• _Prompt_: Quote the whole listing word for word. Do not include the pictures.

• _Supplied data_:
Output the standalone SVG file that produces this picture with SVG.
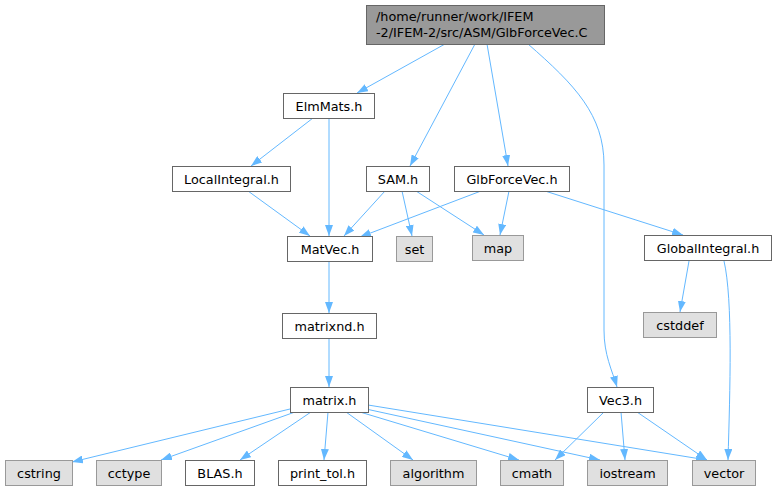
<svg xmlns="http://www.w3.org/2000/svg" width="777" height="491" viewBox="0 0 777 491">
<style>
.n rect{fill:#ffffff;stroke:#666666;stroke-width:1}
.g rect{fill:#e0e0e0;stroke:#999999;stroke-width:1}
.r rect{fill:#999999;stroke:#666666;stroke-width:1}
text{font-family:"DejaVu Sans",sans-serif;font-size:12.8px;fill:#000000}
.c text{text-anchor:middle}
#edges path{fill:none;stroke:#63b8ff;stroke-width:1;marker-end:url(#ah)}
</style>
<defs>
<marker id="ah" viewBox="0 0 11 8" refX="11" refY="4" markerWidth="11" markerHeight="8" markerUnits="userSpaceOnUse" orient="auto">
<path d="M0,0 L11,4 L0,8 z" fill="#63b8ff"/>
</marker>
</defs>
<rect width="777" height="491" fill="#ffffff"/>
<g id="edges">
<path d="M445,44 L357,93"/>
<path d="M475,44 L410,166"/>
<path d="M487,44 L508,166"/>
<path d="M528,44 C575,85 604,115 604,165 L604,330 C604,355 612,370 617,387"/>
<path d="M313,118 L251,166"/>
<path d="M329,118 L329,236"/>
<path d="M248,191 L310,236"/>
<path d="M385,191 L344,236"/>
<path d="M402,191 L412,236"/>
<path d="M416,191 L484,235"/>
<path d="M481,191 L360,237"/>
<path d="M509,191 L500,235"/>
<path d="M545,191 L683,235"/>
<path d="M689,261 L680,312"/>
<path d="M724,261 C733,300 730,390 728,460"/>
<path d="M329,262 L329,313"/>
<path d="M329,338 L329,387"/>
<path d="M290,409 L72,462"/>
<path d="M295,412 L161,460"/>
<path d="M311,412 L240,460"/>
<path d="M328,412 L324,460"/>
<path d="M346,412 L413,460"/>
<path d="M360,412 L519,460"/>
<path d="M366,409 L600,460"/>
<path d="M368,405 L707,460"/>
<path d="M604,412 L555,460"/>
<path d="M621,412 L625,460"/>
<path d="M637,412 L707,460"/>
</g>
<g id="root" class="r"><rect x="366.5" y="5.5" width="238" height="39"/><text x="376" y="21">/home/runner/work/IFEM</text><text x="376" y="37">-2/IFEM-2/src/ASM/GlbForceVec.C</text></g>
<g id="ElmMats" class="n c"><rect x="283.5" y="93.5" width="91" height="25"/><text x="329" y="110.5">ElmMats.h</text></g>
<g id="LocalIntegral" class="n c"><rect x="172.5" y="166.5" width="118" height="25"/><text x="231.5" y="183.5">LocalIntegral.h</text></g>
<g id="SAM" class="n c"><rect x="366.5" y="166.5" width="63" height="25"/><text x="398" y="183.5">SAM.h</text></g>
<g id="GlbForceVecH" class="n c"><rect x="454.5" y="166.5" width="115" height="25"/><text x="512" y="183.5">GlbForceVec.h</text></g>
<g id="MatVec" class="n c"><rect x="287.5" y="236.5" width="85" height="25"/><text x="330" y="253.5">MatVec.h</text></g>
<g id="set" class="g c"><rect x="396.5" y="236.5" width="36" height="25"/><text x="414.5" y="253.5">set</text></g>
<g id="map" class="g c"><rect x="472.5" y="235.5" width="51" height="25"/><text x="498" y="252.5">map</text></g>
<g id="GlobalIntegral" class="n c"><rect x="644.5" y="235.5" width="127" height="25"/><text x="708" y="252.5">GlobalIntegral.h</text></g>
<g id="cstddef" class="g c"><rect x="643.5" y="312.5" width="73" height="25"/><text x="680" y="329.5">cstddef</text></g>
<g id="matrixnd" class="n c"><rect x="282.5" y="313.5" width="94" height="25"/><text x="329.5" y="330.5">matrixnd.h</text></g>
<g id="matrix" class="n c"><rect x="290.5" y="387.5" width="78" height="25"/><text x="329.5" y="404.5">matrix.h</text></g>
<g id="Vec3" class="n c"><rect x="587.5" y="387.5" width="66" height="25"/><text x="620.5" y="404.5">Vec3.h</text></g>
<g id="cstring" class="g c"><rect x="5.5" y="460.5" width="67" height="25"/><text x="39" y="477.5">cstring</text></g>
<g id="cctype" class="g c"><rect x="96.5" y="460.5" width="65" height="25"/><text x="129" y="477.5">cctype</text></g>
<g id="BLAS" class="n c"><rect x="185.5" y="460.5" width="69" height="25"/><text x="220" y="477.5">BLAS.h</text></g>
<g id="print_tol" class="n c"><rect x="278.5" y="460.5" width="88" height="25"/><text x="322.5" y="477.5">print_tol.h</text></g>
<g id="algorithm" class="g c"><rect x="390.5" y="460.5" width="86" height="25"/><text x="433.5" y="477.5">algorithm</text></g>
<g id="cmath" class="g c"><rect x="500.5" y="460.5" width="63" height="25"/><text x="532" y="477.5">cmath</text></g>
<g id="iostream" class="g c"><rect x="587.5" y="460.5" width="80" height="25"/><text x="627.5" y="477.5">iostream</text></g>
<g id="vector" class="g c"><rect x="692.5" y="460.5" width="63" height="25"/><text x="724" y="477.5">vector</text></g>
</svg>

• _Output_:
Output the standalone SVG file that produces this picture with SVG.
<svg xmlns="http://www.w3.org/2000/svg" width="777" height="491" viewBox="0 0 777 491">
<style>
.n rect{fill:#ffffff;stroke:#666666;stroke-width:1}
.g rect{fill:#e0e0e0;stroke:#999999;stroke-width:1}
.r rect{fill:#999999;stroke:#666666;stroke-width:1}
text{font-family:"DejaVu Sans",sans-serif;font-size:12.8px;fill:#000000}
.c text{text-anchor:middle}
#edges path{fill:none;stroke:#63b8ff;stroke-width:1;marker-end:url(#ah)}
</style>
<defs>
<marker id="ah" viewBox="0 0 11 8" refX="11" refY="4" markerWidth="11" markerHeight="8" markerUnits="userSpaceOnUse" orient="auto">
<path d="M0,0 L11,4 L0,8 z" fill="#63b8ff"/>
</marker>
</defs>
<rect width="777" height="491" fill="#ffffff"/>
<g id="edges">
<path d="M445,44 L357,93"/>
<path d="M475,44 L410,166"/>
<path d="M487,44 L508,166"/>
<path d="M528,44 C575,85 604,115 604,165 L604,330 C604,355 612,370 617,387"/>
<path d="M313,118 L251,166"/>
<path d="M329,118 L329,236"/>
<path d="M248,191 L310,236"/>
<path d="M385,191 L344,236"/>
<path d="M402,191 L412,236"/>
<path d="M416,191 L484,235"/>
<path d="M481,191 L360,237"/>
<path d="M509,191 L500,235"/>
<path d="M545,191 L683,235"/>
<path d="M689,261 L680,312"/>
<path d="M724,261 C733,300 730,390 728,460"/>
<path d="M329,262 L329,313"/>
<path d="M329,338 L329,387"/>
<path d="M290,409 L72,462"/>
<path d="M295,412 L161,460"/>
<path d="M311,412 L240,460"/>
<path d="M328,412 L324,460"/>
<path d="M346,412 L413,460"/>
<path d="M360,412 L519,460"/>
<path d="M366,409 L600,460"/>
<path d="M368,405 L707,460"/>
<path d="M604,412 L555,460"/>
<path d="M621,412 L625,460"/>
<path d="M637,412 L707,460"/>
</g>
<g id="root" class="r"><rect x="366.5" y="5.5" width="238" height="39"/><text x="376" y="21">/home/runner/work/IFEM</text><text x="376" y="37">-2/IFEM-2/src/ASM/GlbForceVec.C</text></g>
<g id="ElmMats" class="n c"><rect x="283.5" y="93.5" width="91" height="25"/><text x="329" y="110.5">ElmMats.h</text></g>
<g id="LocalIntegral" class="n c"><rect x="172.5" y="166.5" width="118" height="25"/><text x="231.5" y="183.5">LocalIntegral.h</text></g>
<g id="SAM" class="n c"><rect x="366.5" y="166.5" width="63" height="25"/><text x="398" y="183.5">SAM.h</text></g>
<g id="GlbForceVecH" class="n c"><rect x="454.5" y="166.5" width="115" height="25"/><text x="512" y="183.5">GlbForceVec.h</text></g>
<g id="MatVec" class="n c"><rect x="287.5" y="236.5" width="85" height="25"/><text x="330" y="253.5">MatVec.h</text></g>
<g id="set" class="g c"><rect x="396.5" y="236.5" width="36" height="25"/><text x="414.5" y="253.5">set</text></g>
<g id="map" class="g c"><rect x="472.5" y="235.5" width="51" height="25"/><text x="498" y="252.5">map</text></g>
<g id="GlobalIntegral" class="n c"><rect x="644.5" y="235.5" width="127" height="25"/><text x="708" y="252.5">GlobalIntegral.h</text></g>
<g id="cstddef" class="g c"><rect x="643.5" y="312.5" width="73" height="25"/><text x="680" y="329.5">cstddef</text></g>
<g id="matrixnd" class="n c"><rect x="282.5" y="313.5" width="94" height="25"/><text x="329.5" y="330.5">matrixnd.h</text></g>
<g id="matrix" class="n c"><rect x="290.5" y="387.5" width="78" height="25"/><text x="329.5" y="404.5">matrix.h</text></g>
<g id="Vec3" class="n c"><rect x="587.5" y="387.5" width="66" height="25"/><text x="620.5" y="404.5">Vec3.h</text></g>
<g id="cstring" class="g c"><rect x="5.5" y="460.5" width="67" height="25"/><text x="39" y="477.5">cstring</text></g>
<g id="cctype" class="g c"><rect x="96.5" y="460.5" width="65" height="25"/><text x="129" y="477.5">cctype</text></g>
<g id="BLAS" class="n c"><rect x="185.5" y="460.5" width="69" height="25"/><text x="220" y="477.5">BLAS.h</text></g>
<g id="print_tol" class="n c"><rect x="278.5" y="460.5" width="88" height="25"/><text x="322.5" y="477.5">print_tol.h</text></g>
<g id="algorithm" class="g c"><rect x="390.5" y="460.5" width="86" height="25"/><text x="433.5" y="477.5">algorithm</text></g>
<g id="cmath" class="g c"><rect x="500.5" y="460.5" width="63" height="25"/><text x="532" y="477.5">cmath</text></g>
<g id="iostream" class="g c"><rect x="587.5" y="460.5" width="80" height="25"/><text x="627.5" y="477.5">iostream</text></g>
<g id="vector" class="g c"><rect x="692.5" y="460.5" width="63" height="25"/><text x="724" y="477.5">vector</text></g>
</svg>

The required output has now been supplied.